As noted in previous entries on this site, adherence to medication regimens usually hovers around the 50 percent mark. This suggests that, on average, patients take their drugs half of the time, but fail to do so the remaining half. In reality, it is more complicated than this, but you get the idea. Failure to take medications as directed has long been a festering thorn in the side of health care personnel. They complain that the treatments they prescribe don’t work because patients, particularly those with chronic illness, do not take them as told. Many personnel, in fact, blame any failure of treatment on nonadherence. Patients, on the other hand, often fail to understand the need to take drugs on a daily basis, particularly when they do not have any symptoms. As many have been conditioned to only take drugs to manage acute episodes, taking medications on a regular basis flies against everything they have been taught. Needless to say, the issue of medication compliance is a long way from being resolved, a matter unlikely to occur under the best of circumstance. Charles and colleagues set about to see whether an audiovisual reminder would improve adherence with patients prescribed inhaled corticosteroids to control their asthma. They studied 110 adult or adolescent subjects with asthma who were randomized to receive 24 weeks of inhaled corticosteroids, one actuation twice daily via a metered dose inhaler with or without an audiovisual reminder function. All the inhalers had electronic adherence monitors that could record adherence, defined as the proportion of medication taken as prescribed over the final 12 weeks of the study. Adherence was also assessed as the proportion of subjects who took more than 50%, 80%, or 90% , respectively, of prescribed medication. The results indicated that the proportion of medication taken in the last 12 weeks was greater in the group given the audiovisual reminder compared with the control group. The proportion of patients taking more than 50%, 80%, or 90%, respectively, was also greater when patients had the audiovisual reminder.

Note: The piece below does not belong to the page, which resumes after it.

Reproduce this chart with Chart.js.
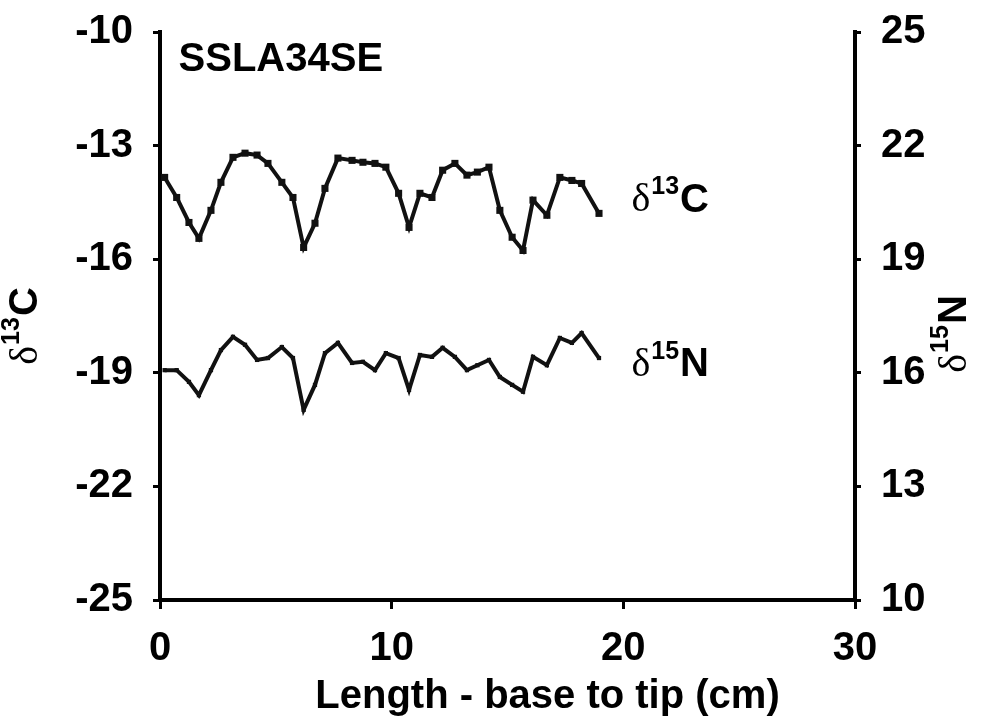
<!DOCTYPE html>
<html>
<head>
<meta charset="utf-8">
<script src="https://cdn.jsdelivr.net/npm/chart.js@4.4.0/dist/chart.umd.min.js"></script>
<style>
  html, body { margin: 0; padding: 0; background: #fff; }
  #wrap { width: 981px; height: 725px; position: relative; }
</style>
</head>
<body>
<div id="wrap"><canvas id="chart"></canvas></div>
<script>
// length along hair, base to tip (cm)
const lengthCm = [0.2, 0.72, 1.25, 1.68, 2.2, 2.63, 3.15, 3.67, 4.19, 4.66, 5.26, 5.74, 6.2, 6.69, 7.12, 7.68, 8.29, 8.76, 9.28, 9.75,
  10.3, 10.75, 11.22, 11.74, 12.2, 12.73, 13.25, 13.7, 14.2, 14.67, 15.2, 15.67, 16.1, 16.7, 17.26, 17.78, 18.2, 18.95];
const d13C = [-13.84, -14.37, -15.03, -15.45, -14.71, -13.97, -13.31, -13.2, -13.25, -13.47, -13.97, -14.37, -15.69, -15.05, -14.13, -13.33, -13.39, -13.44, -13.47, -13.57,
  -14.26, -15.16, -14.26, -14.37, -13.65, -13.47, -13.78, -13.7, -13.57, -14.71, -15.42, -15.77, -14.44, -14.84, -13.84, -13.92, -14.0, -14.79];
const d15N = [16.07, 16.07, 15.76, 15.41, 16.07, 16.6, 16.95, 16.74, 16.34, 16.39, 16.68, 16.39, 15.02, 15.68, 16.52, 16.79, 16.26, 16.29, 16.07, 16.52,
  16.39, 15.55, 16.47, 16.42, 16.66, 16.42, 16.07, 16.2, 16.34, 15.89, 15.68, 15.5, 16.42, 16.2, 16.92, 16.79, 17.05, 16.39];

const sampleName = 'SSLA34SE';
const xTickStep = 10;
const yTickStep = 3;

const FONT_SANS = 'Liberation Sans, Arial, sans-serif';
const FONT_SERIF = 'Liberation Serif, Times New Roman, serif';
const tickFont = { family: FONT_SANS, size: 40, weight: 'bold' };

// draws "δ" + superscript + element, optionally rotated
function drawDelta(ctx, x, y, sup, elem, size, rot) {
  const parts = [
    { t: 'δ', font: `${size}px ${FONT_SERIF}`, dy: 0 },
    { t: sup, font: `bold ${Math.round(size * 0.62)}px ${FONT_SANS}`, dy: -size * 0.34 },
    { t: elem, font: `bold ${size}px ${FONT_SANS}`, dy: 0 }
  ];
  ctx.save();
  ctx.translate(x, y);
  if (rot) ctx.rotate(rot);
  let total = 0;
  parts.forEach(p => { ctx.font = p.font; total += ctx.measureText(p.t).width; });
  let cx = rot ? -total / 2 : 0;
  ctx.fillStyle = '#000';
  ctx.textBaseline = 'middle';
  ctx.textAlign = 'left';
  parts.forEach(p => {
    ctx.font = p.font;
    ctx.fillText(p.t, cx, p.dy);
    cx += ctx.measureText(p.t).width + 1;
  });
  ctx.restore();
}

const textPlugin = {
  id: 'texts',
  afterDraw(chart) {
    const { ctx, scales } = chart;
    const xs = scales.x, yl = scales.y, yr = scales.y2;
    // sample name
    ctx.save();
    ctx.font = `bold 40px ${FONT_SANS}`;
    ctx.fillStyle = '#000';
    ctx.textBaseline = 'middle';
    ctx.fillText(sampleName, xs.getPixelForValue(0.8), yl.getPixelForValue(-10.75));
    // x axis title
    ctx.textAlign = 'center';
    ctx.font = `bold 40px ${FONT_SANS}`;
    ctx.fillText('Length - base to tip (cm)', (xs.left + xs.right) / 2 + 40, 697);
    ctx.restore();
    // series labels
    drawDelta(ctx, xs.getPixelForValue(20.35), yl.getPixelForValue(-14.45), '13', 'C', 40, 0);
    drawDelta(ctx, xs.getPixelForValue(20.35), yr.getPixelForValue(16.2), '15', 'N', 40, 0);
    // axis titles
    drawDelta(ctx, 26, 327, '13', 'C', 40, -Math.PI / 2);
    drawDelta(ctx, 955, 335, '15', 'N', 40, -Math.PI / 2);
  }
};

function fixY(width) {
  return s => { s.width = width; s.paddingTop = 0; s.paddingBottom = 0; };
}

const ctx = document.getElementById('chart').getContext('2d');
new Chart(ctx, {
  type: 'line',
  data: {
    datasets: [{
      label: 'δ13C',
      data: lengthCm.map((x, i) => ({ x: x, y: d13C[i] })),
      yAxisID: 'y',
      borderColor: '#111',
      backgroundColor: '#111',
      borderWidth: 4,
      pointStyle: 'rect',
      pointRadius: 5,
      pointBorderWidth: 0,
      tension: 0
    }, {
      label: 'δ15N',
      data: lengthCm.map((x, i) => ({ x: x, y: d15N[i] })),
      yAxisID: 'y2',
      borderColor: '#111',
      backgroundColor: '#111',
      borderWidth: 4,
      pointStyle: 'rect',
      pointRadius: 3,
      pointBorderWidth: 0,
      tension: 0
    }]
  },
  options: {
    responsive: true,
    maintainAspectRatio: false,
    animation: false,
    layout: { padding: { top: 32, left: 0, right: 0, bottom: 0 } },
    plugins: { legend: { display: false }, tooltip: { enabled: false } },
    scales: {
      x: {
        type: 'linear',
        min: 0, max: 30,
        afterFit: s => { s.height = 125; s.paddingLeft = 0; s.paddingRight = 0; },
        border: { display: true, color: '#000', width: 4 },
        grid: { drawOnChartArea: false, drawTicks: true, tickLength: 9, color: '#000', lineWidth: 3 },
        ticks: { stepSize: xTickStep, color: '#000', font: tickFont, padding: 16, maxRotation: 0 }
      },
      y: {
        type: 'linear',
        position: 'left',
        min: -25, max: -10,
        afterFit: fixY(160),
        border: { display: true, color: '#000', width: 4 },
        grid: { drawOnChartArea: false, drawTicks: true, tickLength: 7, color: '#000', lineWidth: 3 },
        ticks: { stepSize: yTickStep, color: '#000', font: tickFont, padding: 20 }
      },
      y2: {
        type: 'linear',
        position: 'right',
        min: 10, max: 25,
        afterFit: fixY(126),
        border: { display: true, color: '#000', width: 4 },
        grid: { drawOnChartArea: false, drawTicks: true, tickLength: 6, color: '#000', lineWidth: 3 },
        ticks: { stepSize: yTickStep, color: '#000', font: tickFont, padding: 20 }
      }
    }
  },
  plugins: [textPlugin]
});
</script>
</body>
</html>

COMMENTS: The audiovisual reminder function improved adherence to inhaled corticosteroid therapy in adult asthma. This appears to be an approach that may work with larger groups of patients given inhaled corticosteroids to control their asthma. However, a couple of questions are raised by the study. First, how expensive is the inhaler device used in the study? Unless it was inexpensive, which it likely isn’t, then the reality of introducing it with a large population of asthma patients is slim. Second, is there any evidence that the inhaler would be used for a prolonged period of time? That issue was not addressed in this study, as the aim was mainly to test the inhaler device. However, as inhaled steroids are prescribed for as long as needed for asthma patients, there is no evidence that patients would continue to use the inhaler over time. The likelihood of this occurring, however, can only be found in future research with the inhaler used in this study.
T. Charles et al. An audiovisual reminder function improves adherence with inhaled corticosteroid therapy in asthma. Journal of Allergy & Clinical Immunology, 2007; 119: 811-816.